Ha sido un empeño con avances, estancamientos y retrocesos. Nuestra historia no ha sido lineal, como no lo es ninguna. Lo cierto es que han sido menos los tiempos de equilibrios y mesuras que las épocas de autoritarismos y de autócratas.
México ha vivido más bajo el puño del autoritarismo que bajo la mesura de gobiernos democráticos. La incipiente democracia que la ciudadanía impulso desde la década de los años ochenta del siglo pasado ha terminado en más encallamientos que en puertos seguros.
Resultado de grandes esfuerzos logró la alternancia, la autonomía de instituciones y modestos avances en el equilibrio de poderes. Sin embargo, han sido avances que han tratado de ser debilitados por el poder central que ha visto con disgusto la socialización de un poder que quisiera en absoluto para sí.
Veníamos mal con los gobiernos previos. Los ánimos autocráticos que yacen bajo los ropajes del presidencialismo mexicano y que han sido origen de crisis políticas recurrentes, emergen siempre en las personalidades delirantes de quienes se asumen no como presidentes de una república democrática sino como monarcas de un imperio de cacicazgos, como encarnaciones de la verdad única y como sujetos de culto y adoración.

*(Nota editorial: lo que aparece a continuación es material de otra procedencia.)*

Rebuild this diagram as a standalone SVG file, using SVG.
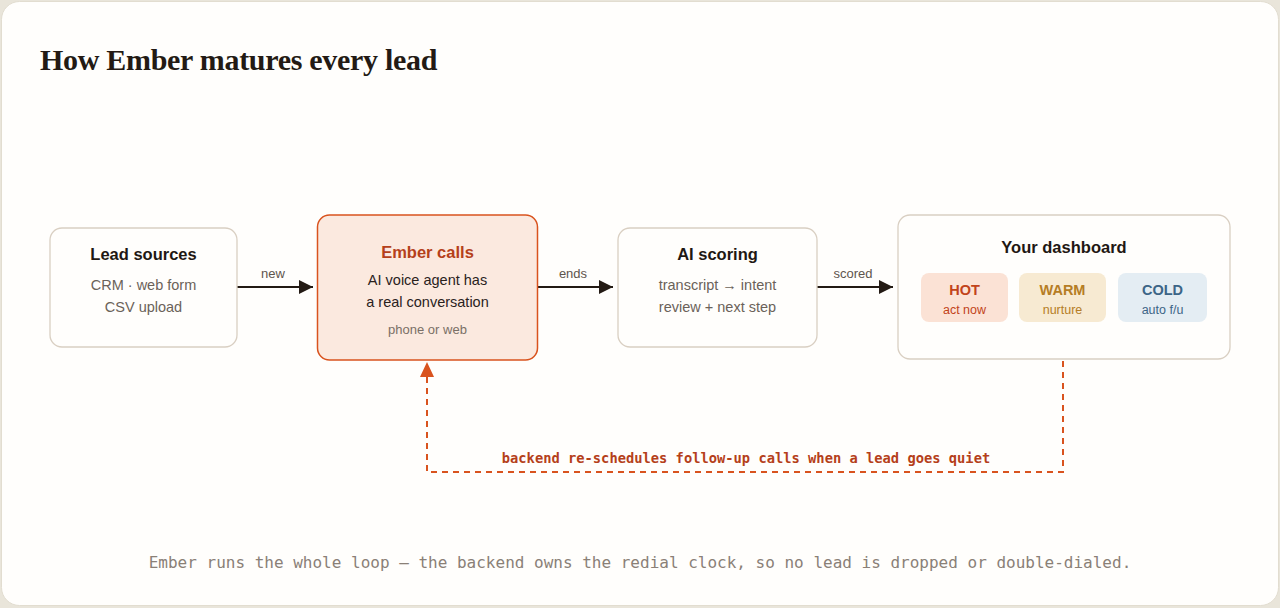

La mayoría de los mexicanos creyó que en 2018 al fin se había recuperado la linealidad y progresividad de la historia; que la maldad, la corrupción, la ineficiencia, la frivolidad, la ignorancia, el autoritarismo, el militarismo, el engaño, el despilfarro, la imposición, el gobierno de un solo hombre, se habían ido para siempre. Que hacia adelante solo quedaba la felicidad, el progreso, la seguridad y la democracia.
La realidad real, no la construida como realidad alterna a través de la propaganda, es otra. La corrupción continua rampante, mírese a través de la ventana de Segalmex; la ineficacia se ha agudizado, véase el crecimiento de la pobreza en millones; la inseguridad sigue siendo catastrófica, la estrategia de “abrazos y no balazos” es un insulto para decenas de miles tocados por una delincuencia mimada desde el poder; el rezago en salud es tal que de ello da cuenta la destrucción del Seguro Popular y ahora el Insabi, y un generoso etcétera.
Y la cereza del pastel, el apuntalamiento del autoritarismo presidencial, que hace palidecer al militarismo de Victoriano Huerta o al de Gustavo Días Ordaz, las ínfulas monárquicas de Luis Echeverría, la frivolidad de López Portillo o al despilfarro de Enrique Peña.
El autoritarismo exacerbado del poder presidencia ha llegado a un punto en extremo riesgoso para la gobernabilidad del país: la apuesta por el Maximato, justificado en un discurso hiper ideologizado de lo público y lo privado. Y tiene altas probabilidades de que lo logre porque tenemos una oposición partidaria debilitada por sus propios pecados y una ciudadanía, que, aunque fuerte, aún no ha podido construir un poder activo permanente que le plante cara.
Cierto es que la democracia en América Latina está en repliegue y que su calificación, como en México, es pobre. Pero, llevar el autoritarismo hasta el extremo del Maximato con el apoyo de las fuerzas armadas, es llevar las cosas demasiado lejos.
En palacio nacional deben tener claro que la ruta les puede llevar al éxito con la aprobación de una población mayoritariamente complaciente y apostándole a “corcholatas” que nunca serán como Lázaro Cárdenas del Río que se dio la vuelta para aniquilar el Maximato que lo llevó al poder; o bien desatar la ingobernabilidad generalizada. Una eventualidad bien conocida en la trágica historia de México.
Se dice que Emiliano Zapata en los umbrales de palacio nacional le pidió a Eufemio, su hermano, que buscara la silla presidencial y la quemara porque todo el que se sentaba en ella se corrompía. No se tiene certeza de la anécdota, pero ejemplifica con crudeza el simbolismo autoritario que encierra el poder presidencial.